How could she offer comfort?
What could she say?
Reinach had been a fellow scholar at the University of Freiberg, an assistant to the great philosopher, the ‘master’ Edmond Husserl. Stein had been attracted to the Christian faith of her colleague: His goodness and kindness radiated through his person, vitalized his teaching of the opaque philosophy of Husserl.
The Christian conversion of Edmond and his physicist wife Anne had nonplussed Edith Stein who had ‘stopped praying’ at the age of fifteen. Reinach astonished the young Edith when he returned from the battlefield to announce his lack of interest in philosophy and his fascination with religious questions. Edmond revealed that he had undergone a religious experience on the battlefield which made him ‘feel unable to withhold trust in God.’
Despite a mind filled with anxiety and doubt,
the woman who would become St. Teresa Benedicta, Carmelite nun and Auschwitz martyr, faced her fears and made the trip to Gottingen.
Rather than encountering a woman bereft of hope, desolate and incapacitated with grief, Edith Stein met instead, a woman of courage and profound faith. Edith was “awestruck by Anne’s courage and loving submission to God’s will, which seemed to manifest the power of Christian faith.”
“This was my first encounter with the Cross and the divine power it imparts to those who bear it … it was the moment when my unbelief collapsed and Christ began to shine his light on me – Christ in the mystery of the Cross.”
Three words, just three, but they so perfectly describe my experience of walking away from God, only to immediately begin the search for him anew.
I write a great deal about faith, as I try to understand the how and why of it.

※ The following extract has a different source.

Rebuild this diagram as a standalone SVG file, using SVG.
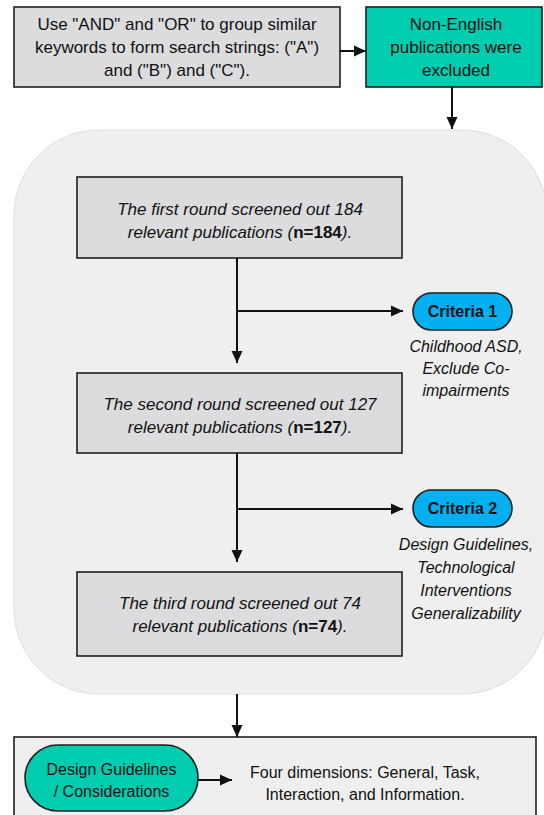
<svg xmlns="http://www.w3.org/2000/svg" width="544" height="815" viewBox="0 0 544 815">
<style>
  .box { fill: #dcdcde; stroke: #1e1e1e; stroke-width: 1.6; }
  .teal { fill: #00cdaf; stroke: #1e1e1e; stroke-width: 1.6; }
  .pill { fill: #00b0f0; stroke: #1e1e1e; stroke-width: 1.6; }
  .t { font-family: "Liberation Sans", Arial, sans-serif; fill: #111; text-anchor: middle; }
  .it { font-style: italic; }
  .b { font-weight: bold; font-style: normal; }
  .ln { stroke: #111; stroke-width: 2; fill: none; }
</style>
<defs>
  <marker id="ah" markerUnits="userSpaceOnUse" markerWidth="12" markerHeight="12" viewBox="0 0 12 12" refX="12" refY="6" orient="auto">
    <path d="M0,0.5 L12,6 L0,11.5 Z" fill="#111"/>
  </marker>
</defs>

<g id="container">
  <rect x="14" y="130" width="533" height="564" rx="85" ry="85" fill="#efefef" stroke="#d6d6d6" stroke-width="0.8"/>
</g>

<g id="search">
  <rect class="box" x="14" y="7" width="326" height="80"/>
  <text class="t" font-size="17" x="177" y="30">Use "AND" and "OR" to group similar</text>
  <text class="t" font-size="17" x="177" y="53">keywords to form search strings: ("A")</text>
  <text class="t" font-size="17" x="177" y="76">and ("B") and ("C").</text>
</g>

<g id="nonenglish">
  <rect class="teal" x="366" y="7" width="176" height="80"/>
  <text class="t" font-size="17" x="456" y="30">Non-English</text>
  <text class="t" font-size="17" x="456" y="53">publications were</text>
  <text class="t" font-size="17" x="456" y="76">excluded</text>
</g>

<g id="round1">
  <rect class="box" x="77" y="177" width="325" height="81"/>
  <text class="t it" font-size="17" x="240" y="215">The first round screened out 184</text>
  <text class="t it" font-size="17" x="240" y="238">relevant publications (<tspan class="b">n=184</tspan>).</text>
</g>

<g id="criteria1">
  <rect class="pill" x="413" y="293" width="99" height="37" rx="18.5" ry="18.5"/>
  <text class="t b" font-size="16" x="462.5" y="317">Criteria 1</text>
  <text class="t it" font-size="16" x="466" y="352">Childhood ASD,</text>
  <text class="t it" font-size="16" x="466" y="374">Exclude Co-</text>
  <text class="t it" font-size="16" x="466" y="396">impairments</text>
</g>

<g id="round2">
  <rect class="box" x="77" y="373" width="325" height="80"/>
  <text class="t it" font-size="17" x="240" y="410">The second round screened out 127</text>
  <text class="t it" font-size="17" x="240" y="433">relevant publications (<tspan class="b">n=127</tspan>).</text>
</g>

<g id="criteria2">
  <rect class="pill" x="413" y="490" width="99" height="37" rx="18.5" ry="18.5"/>
  <text class="t b" font-size="16" x="462.5" y="514">Criteria 2</text>
  <text class="t it" font-size="16" x="466" y="550">Design Guidelines,</text>
  <text class="t it" font-size="16" x="466" y="573">Technological</text>
  <text class="t it" font-size="16" x="466" y="596">Interventions</text>
  <text class="t it" font-size="16" x="466" y="619">Generalizability</text>
</g>

<g id="round3">
  <rect class="box" x="77" y="572" width="325" height="84"/>
  <text class="t it" font-size="17" x="240" y="609">The third round screened out 74</text>
  <text class="t it" font-size="17" x="240" y="632">relevant publications (<tspan class="b">n=74</tspan>).</text>
</g>

<g id="result">
  <rect x="14" y="737" width="522" height="100" fill="#efefef" stroke="#1e1e1e" stroke-width="1.6"/>
</g>

<g id="guidelines">
  <rect class="teal" x="25" y="745" width="173" height="66" rx="33" ry="33"/>
  <text class="t" font-size="16" x="111.5" y="775">Design Guidelines</text>
  <text class="t" font-size="16" x="111.5" y="797">/ Considerations</text>
</g>

<g id="dimensions">
  <text class="t" font-size="16" x="365" y="778">Four dimensions: General, Task,</text>
  <text class="t" font-size="16" x="365" y="800">Interaction, and Information.</text>
</g>

<g id="connectors">
  <line class="ln" x1="340" y1="51" x2="366" y2="51" marker-end="url(#ah)"/>
  <line class="ln" x1="452" y1="87" x2="452" y2="129" marker-end="url(#ah)"/>
  <line class="ln" x1="237" y1="258" x2="237" y2="363" marker-end="url(#ah)"/>
  <line class="ln" x1="237" y1="311" x2="403" y2="311" marker-end="url(#ah)"/>
  <line class="ln" x1="237" y1="453" x2="237" y2="562" marker-end="url(#ah)"/>
  <line class="ln" x1="237" y1="509" x2="403" y2="509" marker-end="url(#ah)"/>
  <line class="ln" x1="237" y1="694" x2="237" y2="737" marker-end="url(#ah)"/>
  <line class="ln" x1="198" y1="780" x2="232" y2="780" marker-end="url(#ah)"/>
</g>
</svg>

Most likely I do this because I too walked away and then returned. St. Teresa Benedicta’s words echo loudly in the years during which I was searching. And more concisely describe the beginning of the return to faith, to Truth than any I have ever read or written: ‘My unbelief collapsed.’ Suddenly, one day, Grace pierces our carefully assembled armor so thoroughly that the entire edifice is destroyed. Whether the catalyst is a shockingly joyful widow or an oil painting in a Santa Fe art gallery, the ruses used by God to gain our attention are astonishing.
I realize now that unbelief takes work, energy, persistence, just like faith. Our unbelief is a structure built by human hands, like a wall we build carefully, methodically around us to shield and shelter us from God, from all things religious. And when we ‘lose’ our unbelief, it is not done in an incremental nor rational way. The walls of our unbelief do indeed collapse.